Wednesday, December 9, 2009

Tax Credits explained

The extension and expansion of the homebuyers tax credit that passed Congress allows more first-time buyers to qualify and now includes credit for existing homeowners who buy a new home.

First-time buyers who missed the November 30 deadline for the previous program do not have to worry now. They can qualify under the new one. Both credits expire next spring. Buyers must have a contract on a home before May 1, 2010 and they have until June 30, 2010 to close in order to qualify.

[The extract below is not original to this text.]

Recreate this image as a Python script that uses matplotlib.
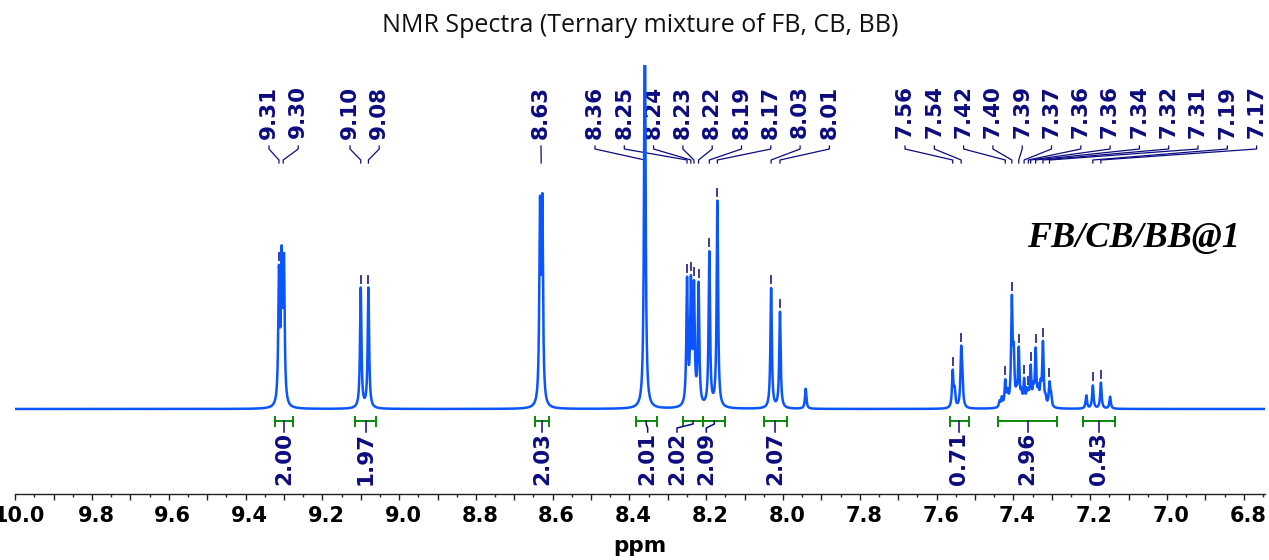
import numpy as np
import matplotlib
matplotlib.use("Agg")
import matplotlib.pyplot as plt
from matplotlib.ticker import MultipleLocator, FuncFormatter
from matplotlib.transforms import ScaledTranslation

# peak list: shift (ppm) and height (baseline = 0)
shifts = [9.313, 9.306, 9.300,
          9.100, 9.080,
          8.633, 8.627,
          8.360,
          8.250, 8.240, 8.232, 8.220, 8.192, 8.171,
          8.031, 8.008, 7.941,
          7.558, 7.553, 7.536, 7.533,
          7.436, 7.430, 7.421, 7.415, 7.404, 7.399, 7.392, 7.386, 7.379,
          7.372, 7.365, 7.361, 7.355, 7.348, 7.342, 7.335, 7.329, 7.323,
          7.316, 7.306, 7.302,
          7.210, 7.193, 7.172, 7.148]
heights = [128, 136, 136,
           120, 120,
           190, 193,
           430,
           124, 118, 114, 120, 154, 206,
           120, 96, 20,
           36, 16, 54, 24,
           6, 9, 25, 12, 104, 46, 9, 56, 11,
           25, 13, 9, 38, 15, 55, 15, 18, 63,
           7, 23, 11,
           13, 23, 26, 12]
hwhm = 0.0022

# peak picking labels and the peak each one points at
peak_labels = ["9.31", "9.30", "9.10", "9.08", "8.63", "8.36", "8.25", "8.24",
               "8.23", "8.22", "8.19", "8.17", "8.03", "8.01", "7.56", "7.54",
               "7.42", "7.40", "7.39", "7.37", "7.36", "7.36", "7.34", "7.32",
               "7.31", "7.19", "7.17"]
peak_targets = [9.313, 9.302, 9.100, 9.080, 8.630, 8.360, 8.250, 8.240,
                8.232, 8.220, 8.192, 8.171, 8.031, 8.008, 7.558, 7.536,
                7.421, 7.404, 7.386, 7.372, 7.361, 7.355, 7.342, 7.323,
                7.306, 7.193, 7.172]

# integrals: range (ppm) and value
int_from = [9.323, 9.115, 8.646, 8.384, 8.261, 8.208, 8.050, 7.565, 7.439, 7.218]
int_to = [9.277, 9.060, 8.609, 8.329, 8.208, 8.150, 7.990, 7.516, 7.287, 7.135]
int_values = ["2.00", "1.97", "2.03", "2.01", "2.02", "2.09", "2.07", "0.71", "2.96", "0.43"]


# pixel helpers for layout (x: 383.9 px per ppm, 9.8 ppm at 92 px; baseline at 409 px)
def px2ppm(x):
    return 9.8 - (x - 92) / 383.9


def ppm2px(p):
    return 92 + (9.8 - p) * 383.9


def py(P):
    return 409 - P


blue = "#0a55ff"
navy = "#0c0c80"
green = "#0a8a0a"

fig = plt.figure(figsize=(12.69, 5.6), dpi=100)
ax = fig.add_axes([15 / 1269, (560 - 494) / 560, 1250 / 1269, 429 / 560])
ax.set_xlim(px2ppm(15), px2ppm(1265))
ax.set_ylim(py(494), py(65))

x = np.linspace(10.05, 6.70, 40000)
y = np.zeros_like(x)
for s, h in zip(shifts, heights):
    y += h / (1 + ((x - s) / hwhm) ** 2)
ax.plot(x, y, color=blue, lw=1.8, zorder=3)

# peak labels
label_px = []
groups = [(269, 2), (350, 2), (541, 1), (595, 9), (905, 13)]
for start, n in groups:
    spacing = 29.3 if n > 2 else 29.2
    label_px += [start + i * spacing for i in range(n)]

for txt, lx, t in zip(peak_labels, label_px, peak_targets):
    lp = px2ppm(lx)
    ax.text(lp, py(112), txt, rotation=90, ha="center", va="center",
            fontsize=15.5, fontweight="bold", color=navy, zorder=2)
    ax.plot([lp, lp, t, t], [py(146), py(149), py(160), py(163)],
            color=navy, lw=0.9, zorder=2)
    top = np.interp(t, x[::-1], y[::-1])
    if top < 330:
        ax.plot([t, t], [top + 5, top + 12], color=navy, lw=1.4, alpha=0.8, zorder=2)

# integrals
label_shift = [0, 0, 0, 1.5, -16, -8, 0, 0, 0, 0]
for a, b, v, sh in zip(int_from, int_to, int_values, label_shift):
    ax.plot([a, b], [py(421), py(421)], color=green, lw=1.4, zorder=2)
    for e in (a, b):
        ax.plot([e, e], [py(416.5), py(425.5)], color=green, lw=1.4, zorder=2)
    mid = (a + b) / 2
    lx = px2ppm(ppm2px(mid) + sh)
    ax.plot([mid, mid, lx, lx], [py(421), py(424), py(428), py(432)],
            color=navy, lw=1.1, zorder=2)
    ax.text(lx, py(432), v, rotation=90, ha="center", va="top",
            fontsize=15.5, fontweight="bold", color=navy, zorder=2)

ax.text(px2ppm(1240), py(238), "FB/CB/BB@1", ha="right", va="center",
        fontsize=26, fontweight="bold", fontstyle="italic",
        family="Liberation Serif", color="black")

for side in ("left", "right", "top"):
    ax.spines[side].set_visible(False)
ax.spines["bottom"].set_color("#222222")
ax.spines["bottom"].set_linewidth(1.0)
ax.set_yticks([])
ax.xaxis.set_major_locator(MultipleLocator(0.1))
ax.xaxis.set_minor_locator(MultipleLocator(0.05))
ax.xaxis.set_major_formatter(FuncFormatter(
    lambda v, pos: f"{v:.1f}" if round(v * 10) % 2 == 0 else ""))
ax.tick_params(axis="x", which="major", length=4.5, width=1, color="#222222",
               pad=4, labelsize=15)
ax.tick_params(axis="x", which="minor", length=2.5, width=1, color="#222222")
shift = ScaledTranslation(4 / 100, 0, fig.dpi_scale_trans)
for lab in ax.get_xticklabels():
    lab.set_fontweight("bold")
    lab.set_transform(lab.get_transform() + shift)
ax.set_xlabel("ppm", fontsize=15.5, fontweight="bold", labelpad=7)

fig.text(640 / 1269, 1 - 26 / 560, "NMR Spectra (Ternary mixture of FB, CB, BB)",
         ha="center", va="center", fontsize=18, family="Open Sans", color="#111111")

fig.savefig("out.png", dpi=100)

The first-buyer credit remains 10 percent of the cost of the home or $8ooo, whichever is less. A first-time home buyer cannot have owned a home during the past three years. The credit for existing homeowners is 10 percent of the value of the new home or $6500, whichever is less. Existing homeowners must have owned and lived in their current home five out of the last eight years. In both cases, only single family principal residences qualify. No second homes or investment properties.

Other changes include the income limits. The new legislation raises the income limits for those claiming the credit to $125,000 a year for individuals and $225,000 for couples, up from $75,000 and $150,000 in the previous first-time buyer credit. The cost of the new home cannot exceed $800,000.

If the home is sold within three years original purchase, the entire amount of credit is recaptured upon sale. Recapture provision is waived for military personnel relocating due to orders. Credit extended for one year after expiration date for any military personnel that is serving outside United States for at least 90 days in either 2009 or 2010.